> Task requirements: Skip every image and restate the data word for word.

> Stored data:
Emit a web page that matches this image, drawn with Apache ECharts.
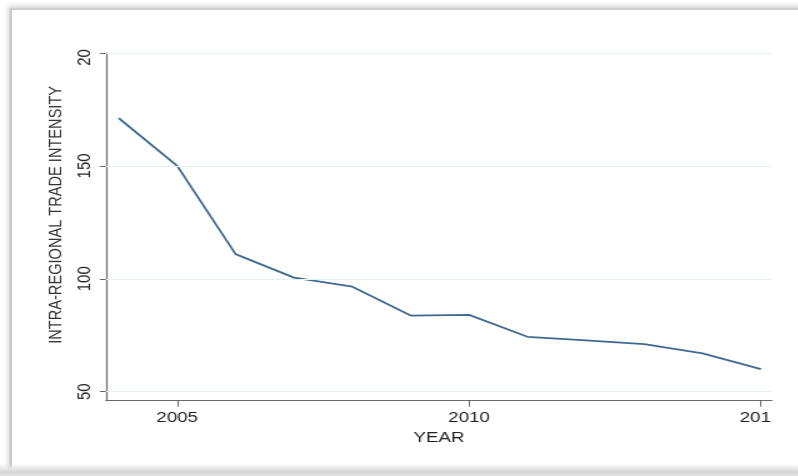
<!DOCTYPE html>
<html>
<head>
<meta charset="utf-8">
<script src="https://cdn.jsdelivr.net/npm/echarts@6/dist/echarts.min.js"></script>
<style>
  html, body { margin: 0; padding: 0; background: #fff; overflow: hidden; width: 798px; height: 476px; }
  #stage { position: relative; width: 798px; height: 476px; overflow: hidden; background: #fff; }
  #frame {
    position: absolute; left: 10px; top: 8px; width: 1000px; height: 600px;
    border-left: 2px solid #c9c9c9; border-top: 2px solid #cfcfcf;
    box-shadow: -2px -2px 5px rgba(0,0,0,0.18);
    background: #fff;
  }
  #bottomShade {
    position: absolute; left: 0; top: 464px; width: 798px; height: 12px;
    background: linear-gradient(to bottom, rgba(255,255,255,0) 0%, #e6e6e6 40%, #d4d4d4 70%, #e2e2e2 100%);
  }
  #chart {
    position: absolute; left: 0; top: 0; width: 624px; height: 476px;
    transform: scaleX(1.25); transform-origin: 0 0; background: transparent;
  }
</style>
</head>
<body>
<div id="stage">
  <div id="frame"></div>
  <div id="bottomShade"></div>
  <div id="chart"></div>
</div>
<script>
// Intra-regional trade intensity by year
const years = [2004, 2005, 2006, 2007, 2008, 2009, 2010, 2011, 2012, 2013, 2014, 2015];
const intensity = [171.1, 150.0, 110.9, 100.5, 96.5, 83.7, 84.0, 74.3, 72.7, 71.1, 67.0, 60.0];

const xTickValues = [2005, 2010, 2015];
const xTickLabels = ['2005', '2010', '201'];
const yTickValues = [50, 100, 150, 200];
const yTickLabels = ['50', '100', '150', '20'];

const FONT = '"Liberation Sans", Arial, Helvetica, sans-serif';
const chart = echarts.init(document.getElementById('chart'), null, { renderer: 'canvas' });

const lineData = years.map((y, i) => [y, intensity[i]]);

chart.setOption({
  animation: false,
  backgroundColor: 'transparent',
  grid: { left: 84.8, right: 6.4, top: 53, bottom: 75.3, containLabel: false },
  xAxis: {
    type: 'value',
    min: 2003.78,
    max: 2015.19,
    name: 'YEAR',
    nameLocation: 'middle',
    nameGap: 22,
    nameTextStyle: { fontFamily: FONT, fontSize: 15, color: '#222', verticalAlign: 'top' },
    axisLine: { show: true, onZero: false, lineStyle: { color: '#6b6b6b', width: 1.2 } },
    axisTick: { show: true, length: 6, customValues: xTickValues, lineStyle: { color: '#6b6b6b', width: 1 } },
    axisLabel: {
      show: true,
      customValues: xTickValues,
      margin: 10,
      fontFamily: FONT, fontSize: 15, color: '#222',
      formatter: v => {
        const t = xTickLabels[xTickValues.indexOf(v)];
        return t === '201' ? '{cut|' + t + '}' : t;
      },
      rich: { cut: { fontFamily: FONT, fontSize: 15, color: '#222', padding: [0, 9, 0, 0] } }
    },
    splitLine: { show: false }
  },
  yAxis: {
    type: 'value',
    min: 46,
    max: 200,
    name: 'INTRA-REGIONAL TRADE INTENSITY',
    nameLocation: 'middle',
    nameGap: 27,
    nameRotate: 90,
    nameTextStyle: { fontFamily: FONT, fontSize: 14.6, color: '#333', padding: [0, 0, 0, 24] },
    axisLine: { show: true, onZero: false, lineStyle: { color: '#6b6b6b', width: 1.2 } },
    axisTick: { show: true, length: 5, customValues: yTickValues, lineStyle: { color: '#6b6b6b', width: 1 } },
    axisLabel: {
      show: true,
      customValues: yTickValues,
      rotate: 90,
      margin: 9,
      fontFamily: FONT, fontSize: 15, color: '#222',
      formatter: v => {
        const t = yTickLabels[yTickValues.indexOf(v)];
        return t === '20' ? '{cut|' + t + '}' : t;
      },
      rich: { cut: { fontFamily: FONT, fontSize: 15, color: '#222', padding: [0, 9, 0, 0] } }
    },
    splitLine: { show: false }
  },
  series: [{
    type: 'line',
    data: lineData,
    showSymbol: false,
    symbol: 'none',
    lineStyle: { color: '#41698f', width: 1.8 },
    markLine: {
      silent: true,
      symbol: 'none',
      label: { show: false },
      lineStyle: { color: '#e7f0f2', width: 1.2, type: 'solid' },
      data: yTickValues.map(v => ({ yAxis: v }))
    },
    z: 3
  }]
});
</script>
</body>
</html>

> Exercise output:
Emit a web page that matches this image, drawn with Apache ECharts.
<!DOCTYPE html>
<html>
<head>
<meta charset="utf-8">
<script src="https://cdn.jsdelivr.net/npm/echarts@6/dist/echarts.min.js"></script>
<style>
  html, body { margin: 0; padding: 0; background: #fff; overflow: hidden; width: 798px; height: 476px; }
  #stage { position: relative; width: 798px; height: 476px; overflow: hidden; background: #fff; }
  #frame {
    position: absolute; left: 10px; top: 8px; width: 1000px; height: 600px;
    border-left: 2px solid #c9c9c9; border-top: 2px solid #cfcfcf;
    box-shadow: -2px -2px 5px rgba(0,0,0,0.18);
    background: #fff;
  }
  #bottomShade {
    position: absolute; left: 0; top: 464px; width: 798px; height: 12px;
    background: linear-gradient(to bottom, rgba(255,255,255,0) 0%, #e6e6e6 40%, #d4d4d4 70%, #e2e2e2 100%);
  }
  #chart {
    position: absolute; left: 0; top: 0; width: 624px; height: 476px;
    transform: scaleX(1.25); transform-origin: 0 0; background: transparent;
  }
</style>
</head>
<body>
<div id="stage">
  <div id="frame"></div>
  <div id="bottomShade"></div>
  <div id="chart"></div>
</div>
<script>
// Intra-regional trade intensity by year
const years = [2004, 2005, 2006, 2007, 2008, 2009, 2010, 2011, 2012, 2013, 2014, 2015];
const intensity = [171.1, 150.0, 110.9, 100.5, 96.5, 83.7, 84.0, 74.3, 72.7, 71.1, 67.0, 60.0];

const xTickValues = [2005, 2010, 2015];
const xTickLabels = ['2005', '2010', '201'];
const yTickValues = [50, 100, 150, 200];
const yTickLabels = ['50', '100', '150', '20'];

const FONT = '"Liberation Sans", Arial, Helvetica, sans-serif';
const chart = echarts.init(document.getElementById('chart'), null, { renderer: 'canvas' });

const lineData = years.map((y, i) => [y, intensity[i]]);

chart.setOption({
  animation: false,
  backgroundColor: 'transparent',
  grid: { left: 84.8, right: 6.4, top: 53, bottom: 75.3, containLabel: false },
  xAxis: {
    type: 'value',
    min: 2003.78,
    max: 2015.19,
    name: 'YEAR',
    nameLocation: 'middle',
    nameGap: 22,
    nameTextStyle: { fontFamily: FONT, fontSize: 15, color: '#222', verticalAlign: 'top' },
    axisLine: { show: true, onZero: false, lineStyle: { color: '#6b6b6b', width: 1.2 } },
    axisTick: { show: true, length: 6, customValues: xTickValues, lineStyle: { color: '#6b6b6b', width: 1 } },
    axisLabel: {
      show: true,
      customValues: xTickValues,
      margin: 10,
      fontFamily: FONT, fontSize: 15, color: '#222',
      formatter: v => {
        const t = xTickLabels[xTickValues.indexOf(v)];
        return t === '201' ? '{cut|' + t + '}' : t;
      },
      rich: { cut: { fontFamily: FONT, fontSize: 15, color: '#222', padding: [0, 9, 0, 0] } }
    },
    splitLine: { show: false }
  },
  yAxis: {
    type: 'value',
    min: 46,
    max: 200,
    name: 'INTRA-REGIONAL TRADE INTENSITY',
    nameLocation: 'middle',
    nameGap: 27,
    nameRotate: 90,
    nameTextStyle: { fontFamily: FONT, fontSize: 14.6, color: '#333', padding: [0, 0, 0, 24] },
    axisLine: { show: true, onZero: false, lineStyle: { color: '#6b6b6b', width: 1.2 } },
    axisTick: { show: true, length: 5, customValues: yTickValues, lineStyle: { color: '#6b6b6b', width: 1 } },
    axisLabel: {
      show: true,
      customValues: yTickValues,
      rotate: 90,
      margin: 9,
      fontFamily: FONT, fontSize: 15, color: '#222',
      formatter: v => {
        const t = yTickLabels[yTickValues.indexOf(v)];
        return t === '20' ? '{cut|' + t + '}' : t;
      },
      rich: { cut: { fontFamily: FONT, fontSize: 15, color: '#222', padding: [0, 9, 0, 0] } }
    },
    splitLine: { show: false }
  },
  series: [{
    type: 'line',
    data: lineData,
    showSymbol: false,
    symbol: 'none',
    lineStyle: { color: '#41698f', width: 1.8 },
    markLine: {
      silent: true,
      symbol: 'none',
      label: { show: false },
      lineStyle: { color: '#e7f0f2', width: 1.2, type: 'solid' },
      data: yTickValues.map(v => ({ yAxis: v }))
    },
    z: 3
  }]
});
</script>
</body>
</html>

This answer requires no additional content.